What needs to be done: Extract everything from the first line through the line with "ctx.stroke();", both ends included, except for any pictures.

● ● ●

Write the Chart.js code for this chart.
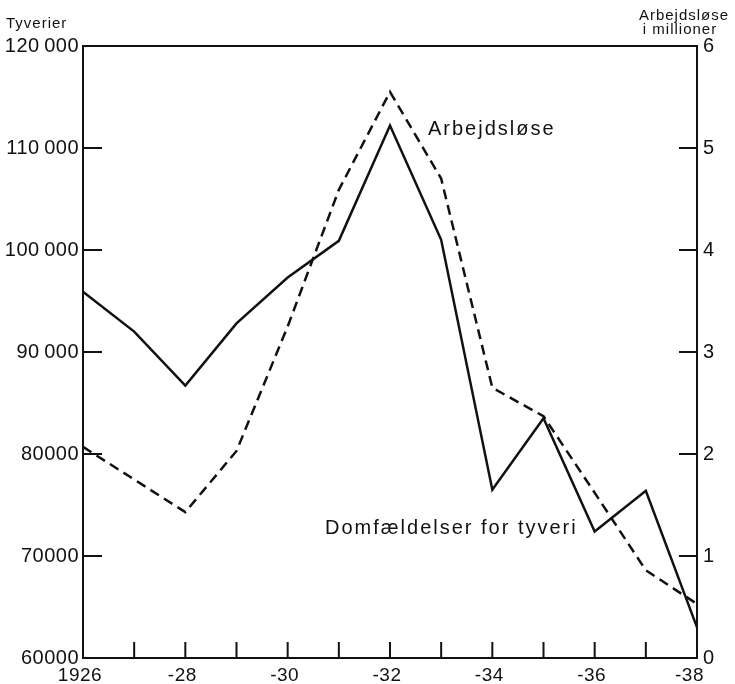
<!DOCTYPE html>
<html>
<head>
<meta charset="utf-8">
<script src="https://cdn.jsdelivr.net/npm/chart.js@4.4.0/dist/chart.umd.min.js"></script>
<style>
  html, body { margin: 0; padding: 0; background: #fff; }
  canvas { display: block; }
</style>
</head>
<body>
<canvas id="myChart" width="735" height="684"></canvas>
<script>
var years = ['1926', '1927', '1928', '1929', '1930', '1931', '1932', '1933', '1934', '1935', '1936', '1937', '1938'];
var yearLabels = ['1926', '', '-28', '', '-30', '', '-32', '', '-34', '', '-36', '', '-38'];

// domfaeldelser for tyveri (left axis)
var theft = [95900, 92000, 86700, 92800, 97300, 100900, 112200, 101000, 76500, 83500, 72400, 76400, 63000];
// arbejdsloese i millioner (right axis)
var unemployed = [2.07, 1.75, 1.43, 2.03, 3.25, 4.59, 5.55, 4.70, 2.65, 2.37, 1.62, 0.86, 0.53];

var theftTicks = [60000, 70000, 80000, 90000, 100000, 110000, 120000];
var theftTickLabels = ['60000', '70000', '80000', '90\u2009000', '100\u2009000', '110\u2009000', '120\u2009000'];
var unemployedTicks = [0, 1, 2, 3, 4, 5, 6];

var FONT = '"Liberation Sans", Arial, sans-serif';
var INK = '#111';

var frame = {
    id: 'frame',
    afterDraw: function (chart) {
        var ctx = chart.ctx;
        var a = chart.chartArea;
        var x = chart.scales.x;
        var y = chart.scales.y;
        var y2 = chart.scales.y2;
        var i, p;

        ctx.save();
        ctx.strokeStyle = INK;
        ctx.fillStyle = INK;
        ctx.lineWidth = 2;
        ctx.strokeRect(a.left, a.top, a.right - a.left, a.bottom - a.top);

        // tick marks point inwards
        ctx.beginPath();
        for (i = 1; i < years.length - 1; i++) {
            p = x.getPixelForValue(i);
            ctx.moveTo(p, a.bottom);
            ctx.lineTo(p, a.bottom - 16);
        }
        for (i = 1; i < theftTicks.length - 1; i++) {
            p = y.getPixelForValue(theftTicks[i]);
            ctx.moveTo(a.left, p);
            ctx.lineTo(a.left + 19, p);
        }
        for (i = 1; i < unemployedTicks.length - 1; i++) {
            p = y2.getPixelForValue(unemployedTicks[i]);
            ctx.moveTo(a.right, p);
            ctx.lineTo(a.right - 18, p);
        }
        ctx.stroke();

        ctx.letterSpacing = '0.5px';
        ctx.font = '20px ' + FONT;
        ctx.textBaseline = 'middle';
        ctx.textAlign = 'right';
        for (i = 0; i < theftTicks.length; i++) {
            ctx.fillText(theftTickLabels[i], a.left - 4, y.getPixelForValue(theftTicks[i]));
        }
        ctx.textAlign = 'left';
        for (i = 0; i < unemployedTicks.length; i++) {
            ctx.fillText(String(unemployedTicks[i]), a.right + 6, y2.getPixelForValue(unemployedTicks[i]));
        }

        ctx.font = '19px ' + FONT;
        ctx.textBaseline = 'top';
        for (i = 0; i < yearLabels.length; i++) {
            if (!yearLabels[i]) continue;
            p = x.getPixelForValue(i);
            if (i === yearLabels.length - 1) {
                ctx.textAlign = 'right';
                ctx.fillText(yearLabels[i], p + 7, a.bottom + 8);
            } else {
                ctx.textAlign = 'center';
                ctx.fillText(yearLabels[i], p - 3, a.bottom + 8);
            }
        }

        // axis titles
        ctx.letterSpacing = '1px';
        ctx.font = '15px ' + FONT;
        ctx.textBaseline = 'alphabetic';
        ctx.textAlign = 'left';
        ctx.fillText('Tyverier', 6, 28);
        ctx.textAlign = 'center';
        ctx.fillText('Arbejdsløse', 684, 20);
        ctx.fillText('i millioner', 680, 34);

        // line labels
        ctx.font = '20px ' + FONT;
        ctx.letterSpacing = '2px';
        ctx.textAlign = 'left';
        ctx.textBaseline = 'middle';
        ctx.fillText('Arbejdsløse', 428, 129);
        ctx.fillText('Domfældelser for tyveri', 325, 528);
        ctx.restore();
    }
};

new Chart('myChart', {
    type: 'line',
    data: {
        labels: years,
        datasets: [{
            label: 'Domfældelser for tyveri',
            data: theft,
            yAxisID: 'y',
            borderColor: INK,
            borderWidth: 2.5,
            pointRadius: 0,
            tension: 0,
            fill: false
        }, {
            label: 'Arbejdsløse',
            data: unemployed,
            yAxisID: 'y2',
            borderColor: INK,
            borderWidth: 2.5,
            borderDash: [10, 6],
            pointRadius: 0,
            tension: 0,
            fill: false
        }]
    },
    options: {
        responsive: false,
        animation: false,
        layout: {
            padding: { left: 83, right: 38, top: 46, bottom: 26 }
        },
        plugins: {
            legend: { display: false },
            tooltip: { enabled: false }
        },
        scales: {
            x: { display: false, offset: false },
            y: { display: false, position: 'left', min: 60000, max: 120000 },
            y2: { display: false, position: 'right', min: 0, max: 6 }
        }
    },
    plugins: [frame]
});
</script>
</body>
</html>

● ● ●

Output for this exercise:
Write the Chart.js code for this chart.
<!DOCTYPE html>
<html>
<head>
<meta charset="utf-8">
<script src="https://cdn.jsdelivr.net/npm/chart.js@4.4.0/dist/chart.umd.min.js"></script>
<style>
  html, body { margin: 0; padding: 0; background: #fff; }
  canvas { display: block; }
</style>
</head>
<body>
<canvas id="myChart" width="735" height="684"></canvas>
<script>
var years = ['1926', '1927', '1928', '1929', '1930', '1931', '1932', '1933', '1934', '1935', '1936', '1937', '1938'];
var yearLabels = ['1926', '', '-28', '', '-30', '', '-32', '', '-34', '', '-36', '', '-38'];

// domfaeldelser for tyveri (left axis)
var theft = [95900, 92000, 86700, 92800, 97300, 100900, 112200, 101000, 76500, 83500, 72400, 76400, 63000];
// arbejdsloese i millioner (right axis)
var unemployed = [2.07, 1.75, 1.43, 2.03, 3.25, 4.59, 5.55, 4.70, 2.65, 2.37, 1.62, 0.86, 0.53];

var theftTicks = [60000, 70000, 80000, 90000, 100000, 110000, 120000];
var theftTickLabels = ['60000', '70000', '80000', '90\u2009000', '100\u2009000', '110\u2009000', '120\u2009000'];
var unemployedTicks = [0, 1, 2, 3, 4, 5, 6];

var FONT = '"Liberation Sans", Arial, sans-serif';
var INK = '#111';

var frame = {
    id: 'frame',
    afterDraw: function (chart) {
        var ctx = chart.ctx;
        var a = chart.chartArea;
        var x = chart.scales.x;
        var y = chart.scales.y;
        var y2 = chart.scales.y2;
        var i, p;

        ctx.save();
        ctx.strokeStyle = INK;
        ctx.fillStyle = INK;
        ctx.lineWidth = 2;
        ctx.strokeRect(a.left, a.top, a.right - a.left, a.bottom - a.top);

        // tick marks point inwards
        ctx.beginPath();
        for (i = 1; i < years.length - 1; i++) {
            p = x.getPixelForValue(i);
            ctx.moveTo(p, a.bottom);
            ctx.lineTo(p, a.bottom - 16);
        }
        for (i = 1; i < theftTicks.length - 1; i++) {
            p = y.getPixelForValue(theftTicks[i]);
            ctx.moveTo(a.left, p);
            ctx.lineTo(a.left + 19, p);
        }
        for (i = 1; i < unemployedTicks.length - 1; i++) {
            p = y2.getPixelForValue(unemployedTicks[i]);
            ctx.moveTo(a.right, p);
            ctx.lineTo(a.right - 18, p);
        }
        ctx.stroke();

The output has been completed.